The perfect holiday cookie. Sugar free, gluten free and dairy free. A great cookie alternative.
- 1 cup raw almonds
- 10 Dates (soaked in water)
- ½ medium Banana (ripe)
- 2 Tablespoons Almond or Peanut Butter
- 1 ¼ cup Gluten-free Rolled Oats
- ½ teaspoons kosher salt
- ½ cup shredded unsweetened Coconut
- ½ cup Chocolate Chips or chopped Bittersweet Chocolate
- ¼ Dried Cherries
- ¼ Dried Cranberries
- Pre-heat oven to 350 degrees Fahrenheit.
- Line a cookie sheet with un-waxed parchment paper.
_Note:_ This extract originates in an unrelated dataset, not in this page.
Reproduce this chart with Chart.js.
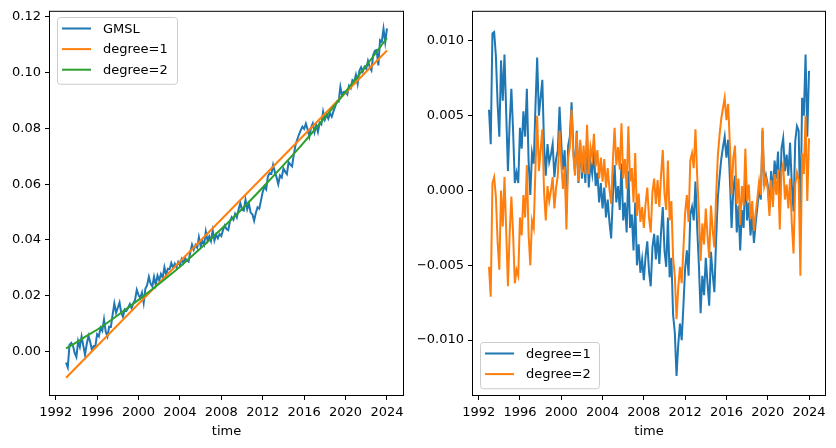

Set aside.
- Put Almonds into food processor or high-power blender and process on High until they are ground to a meal-like consistency.
- Drain Dates; add to Almonds; pulse until combined.
- Add Banana and Almond/Peanut Butter. Pulse until combined, scraping down the sides as needed.
- Add the salt, and ¾ cup of the Oats. Pulse to combine.
- Transfer to mixing bowl, cover with plastic wrap and refrigerate for 15 minutes.
- Remove from refrigerator and add Coconut, Chocolate Chips, and remaining ½ cup of Oats. Stir until combined.
- Using a 1-2 Tbls cookie scoop, or a tablespoon, make small rounds with the dough and place on parchment paper, about 1 inch apart.
- Bake for 15 minutes, or until the tops begin to brown.
- Remove from oven and let stand for a few minutes before consuming or transferring to a container.